[TO DO] Leaving out every picture, retype the lines below from the top through the one that contains "import plotly.graph_objects as go".
* * *
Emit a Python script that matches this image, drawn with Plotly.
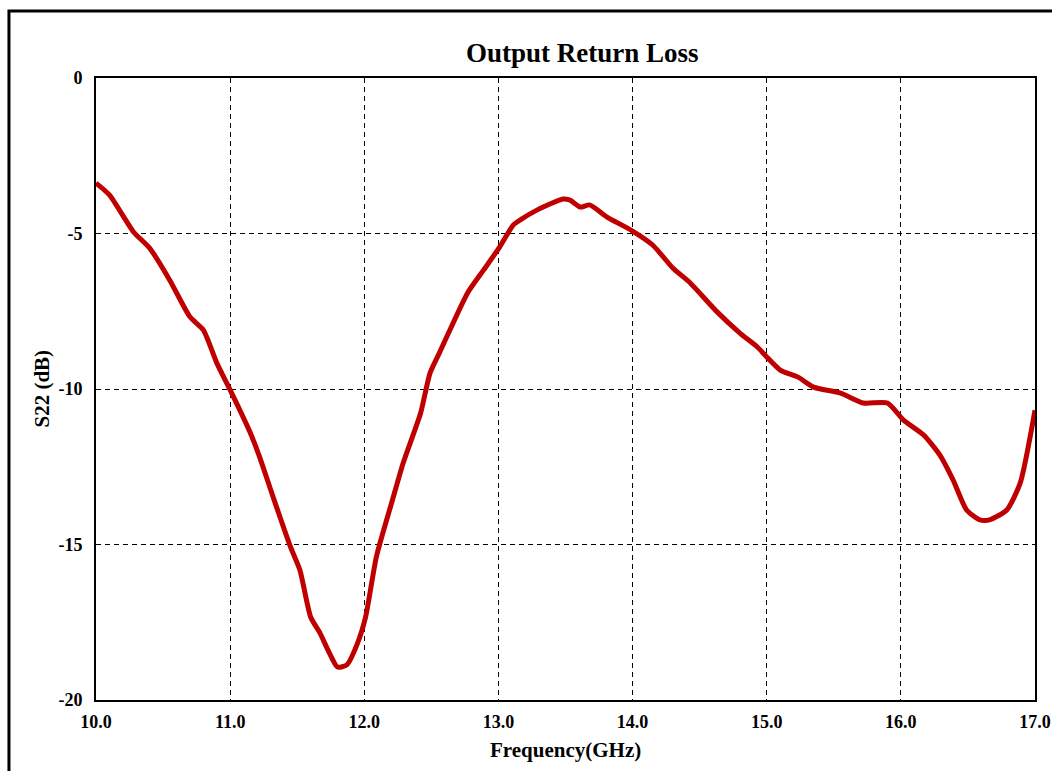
import plotly.graph_objects as go

freq_ghz = [10.00, 10.10, 10.28, 10.40, 10.55, 10.70, 10.80, 10.90, 11.00, 11.15,
            11.22, 11.32, 11.45, 11.52, 11.60, 11.67, 11.74, 11.80, 11.87, 11.95,
            12.01, 12.09, 12.21, 12.29, 12.42, 12.49, 12.56, 12.77, 12.89, 13.01,
            13.11, 13.16, 13.29, 13.48, 13.53, 13.61, 13.68, 13.81, 14.00, 14.15,
            14.30, 14.43, 14.63, 14.80, 14.93, 15.00, 15.10, 15.23, 15.35, 15.55,
            15.72, 15.90, 16.02, 16.17, 16.29, 16.39, 16.49, 16.59, 16.66, 16.79,
            16.89, 17.00]
s22_db = [-3.38, -3.76, -4.95, -5.47, -6.50, -7.68, -8.10, -9.16, -10.03, -11.41,
          -12.19, -13.47, -15.08, -15.82, -17.33, -17.85, -18.49, -18.94, -18.87, -18.17,
          -17.33, -15.40, -13.57, -12.38, -10.77, -9.49, -8.84, -6.91, -6.17, -5.43,
          -4.73, -4.57, -4.24, -3.89, -3.92, -4.15, -4.08, -4.47, -4.92, -5.37,
          -6.11, -6.59, -7.52, -8.20, -8.65, -8.97, -9.39, -9.61, -9.94, -10.13,
          -10.45, -10.45, -11.00, -11.48, -12.12, -12.93, -13.89, -14.21, -14.21, -13.89,
          -13.02, -10.68]

x_ticks = [10, 11, 12, 13, 14, 15, 16, 17]
x_tick_labels = ["10.0", "11.0", "12.0", "13.0", "14.0", "15.0", "16.0", "17.0"]
y_ticks = [0, -5, -10, -15, -20]
y_tick_labels = ["0", "-5", "-10", "-15", "-20"]

FONT = "Liberation Serif"

fig = go.Figure()
fig.add_trace(go.Scatter(
    x=freq_ghz, y=s22_db, mode="lines",
    line=dict(color="#C00000", width=5, shape="spline", smoothing=0.6),
    hoverinfo="skip", showlegend=False,
))

axis_common = dict(
    showline=True, linecolor="black", linewidth=2, mirror=True,
    showgrid=True, gridcolor="black", gridwidth=1, griddash="5px,4px",
    zeroline=False, ticks="", automargin=False,
    tickfont=dict(family=FONT, size=18, color="black", weight="bold"),
)

fig.update_layout(
    width=1052, height=771,
    margin=dict(l=96, r=17, t=78, b=71),
    paper_bgcolor="white", plot_bgcolor="white",
    xaxis=dict(range=[10, 17], tickvals=x_ticks, ticktext=x_tick_labels,
               ticklabelstandoff=4, **axis_common),
    yaxis=dict(range=[-20, 0], tickvals=y_ticks, ticktext=y_tick_labels,
               ticklabelstandoff=8, **axis_common),
    annotations=[
        dict(text="<b>Output Return Loss</b>", x=0.5186, y=1.040, xref="paper", yref="paper",
             showarrow=False, font=dict(family=FONT, size=27, color="black"),
             xanchor="center", yanchor="middle"),
        dict(text="<b>Frequency(GHz)</b>", x=0.5, y=-0.080, xref="paper", yref="paper",
             showarrow=False, font=dict(family=FONT, size=21, color="black"),
             xanchor="center", yanchor="middle"),
        dict(text="<b>S22 (dB)</b>", x=-0.058, y=0.5, xref="paper", yref="paper",
             showarrow=False, textangle=-90, font=dict(family=FONT, size=21, color="black"),
             xanchor="center", yanchor="middle"),
    ],
    shapes=[
        dict(type="rect", xref="paper", yref="paper",
             x0=-0.0927, x1=1.03, y0=-0.14, y1=1.1077,
             line=dict(color="black", width=3), fillcolor="rgba(0,0,0,0)", layer="above"),
    ],
)

fig.write_html("out.html")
* * *
[SOLUTION]
Emit a Python script that matches this image, drawn with Plotly.
import plotly.graph_objects as go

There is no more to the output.